Padahal ia sendiri ingin sekali bisa menangis dengan keras saat shalat.
Kemudian kang Jalal mengatakan pada si Bapak :
“Lebih baik menangis ketika melihat penderitaan orang ketimbang
menangis pada waktu shalat. Menangis pertama lebih bermanfaat ketimbang
menangis yang kedua. Menangis di waktu shalat hanya menguntungkan diri
Anda saja. Boleh jadi, tidak ada bekasnya sesudah itu.”
“Betul, saya pernah menyaksikan seorang dalam
rombongan jamaah haji. Ketika dia shalat di Masjidil Haram, dia
menangis keras. Tetapi begitu keluar dari Masjidil Haram, dia tertawa
terbahak-bahak. Tidak tampak tangisan itu sesudahnya.” Tukas sang
purnawirawan.
Menurut Kang Jalal, kenikmatan dalam shalat bukanlah
ditandai atau diukur dengan menangis. Namun tidak salah jika menangis
dalam shalat. Sebab memang dianjurkan oleh Rasulullah saw : “kalau kamu
tidak bisa menangis, maka usahakan supaya kamu bisa menangis.”
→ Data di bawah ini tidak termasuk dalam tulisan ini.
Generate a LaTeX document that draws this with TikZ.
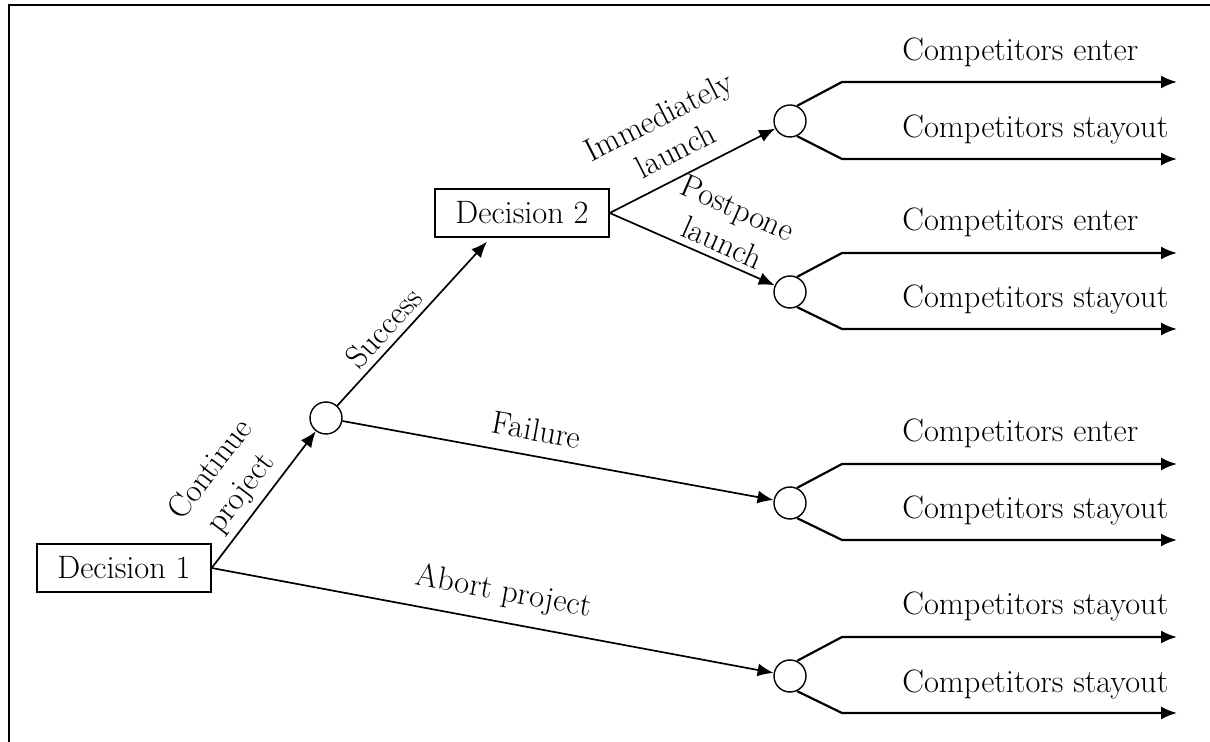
\documentclass[tikz,border=0pt]{standalone}
\usepackage{tikz}
\usetikzlibrary{positioning,arrows.meta}

\begin{document}
\begin{tikzpicture}[x=0.5pt, y=-0.5pt, >={Latex[length=8pt,width=6.5pt]},
    every node/.style={font=\fontsize{16.2}{19}\selectfont},
    decbox/.style={draw, line width=0.7pt, minimum width=87pt, minimum height=24pt, inner sep=0pt},
    chance/.style={draw, circle, line width=0.7pt, minimum size=16pt, inner sep=0pt},
    link/.style={->, line width=0.85pt},
    branch/.style={->, line width=1.1pt},
    outcome/.style={anchor=base west, inner sep=0pt},
    lbl/.style={sloped, above, align=center, inner sep=3pt}]

  \useasboundingbox (0,0) rectangle (1210,742);
  \draw[line width=1.2pt] (9,742) -- (9,5) -- (1210,5);

  % decisions and chance nodes
  \node[decbox] (d1) at (124,568) {Decision 1};
  \node[decbox] (d2) at (522,213) {Decision 2};
  \node[chance] (c1) at (326,418) {};
  \node[chance] (c2) at (790,121) {};
  \node[chance] (c3) at (790,292) {};
  \node[chance] (c4) at (790,503) {};
  \node[chance] (c5) at (790,676) {};

  \draw[link] (d1.east) -- node[lbl, pos=0.45]{Continue\\project} (c1);
  \draw[link] (d1.east) -- node[lbl, pos=0.51, above=4pt]{Abort project} (c5);
  \draw[link] (c1) -- node[lbl, pos=0.4]{Success} ([xshift=-17.5pt, yshift=-2pt]d2.south);
  \draw[link] (c1) -- node[lbl, pos=0.44, above=4pt]{Failure} (c4);
  \draw[link] (d2.east) -- node[lbl, pos=0.47, above=4pt]{Immediately\\launch} (c2);
  \draw[link] (d2.east) -- node[lbl, pos=0.64]{Postpone\\launch} (c3);

  % outcomes
  \node[outcome] (o1) at (902,61) {Competitors enter};
  \node[outcome] (o2) at (902,138) {Competitors stayout};
  \node[outcome] (o3) at (902,231) {Competitors enter};
  \node[outcome] (o4) at (902,308) {Competitors stayout};
  \node[outcome] (o5) at (902,442) {Competitors enter};
  \node[outcome] (o6) at (902,519) {Competitors stayout};
  \node[outcome] (o7) at (902,615) {Competitors stayout};
  \node[outcome] (o8) at (902,692) {Competitors stayout};

  \coordinate (e1) at (1177,82);
  \coordinate (e2) at (1177,159);
  \coordinate (e3) at (1177,253);
  \coordinate (e4) at (1177,329);
  \coordinate (e5) at (1177,464);
  \coordinate (e6) at (1177,540);
  \coordinate (e7) at (1177,637);
  \coordinate (e8) at (1177,713);

  \draw[branch] (c2.65) -- ([shift={(-335,0)}]e1) -- (e1);
  \draw[branch] (c2.-65) -- ([shift={(-335,0)}]e2) -- (e2);
  \draw[branch] (c3.65) -- ([shift={(-335,0)}]e3) -- (e3);
  \draw[branch] (c3.-65) -- ([shift={(-335,0)}]e4) -- (e4);
  \draw[branch] (c4.65) -- ([shift={(-335,0)}]e5) -- (e5);
  \draw[branch] (c4.-65) -- ([shift={(-335,0)}]e6) -- (e6);
  \draw[branch] (c5.65) -- ([shift={(-335,0)}]e7) -- (e7);
  \draw[branch] (c5.-65) -- ([shift={(-335,0)}]e8) -- (e8);
\end{tikzpicture}
\end{document}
Siti Aisyah bercerita. Ketika malam tiba, beliau
minta izin: “Wahai Aisyah, izinkanlah aku beribadah pada Tuhanku.”
Aisyah berkata: “Ya Rasulullah, aku senang jika engkau dekat denganku,
namun aku juga lebih senang seandainya lebih dekat dengan Tuhanmu.”
Maka segera saja tatkala Rasulullah saw takbiratul ikhram lalu membaca
surat, beliau terisak-isak dalam tangisnya. Begitupula tatkala sujud.
Sehingga ketika hendak masuk waktu subuh, Bilal memberitahukan bahwa
sesaat lagi akan masuk waktu Subuh. Ia menyaksikan Rasulullah saw masih
terisak dalam tangisnya. Bilal heran dan bertanya: “Ya Rasulllah,
mengapa engkau menangis. Bukankah Allah telah mengampuni segala
dosa-dosamu?” Waktu itu Rasulullah saw menjawab: “Bukankah aku belum
menjadi hamba yang bersyukur?”.
Cara Nabi melakukan shalat dengan
menangis lalu diikuti oleh para awliya, para sholihin. Sehingga
generasi kemudian menduga bahwa shalat itu harus menangis. Sehinggalah
kemudian banyak yang menciptakan susasana agar bisa menangis saat
berdoa. Atau diistilahkan dengan spiritual engineering. Padahal
menangis yang tulus dan tanpa rekayasa bisa tercipta dalam kondisi
sendirian. Sehingga bisa saja menangis dalam kondisi berjama’ah namun
dikhawatirkan itu karena suasana kebersamaan yang mempengaruhinya.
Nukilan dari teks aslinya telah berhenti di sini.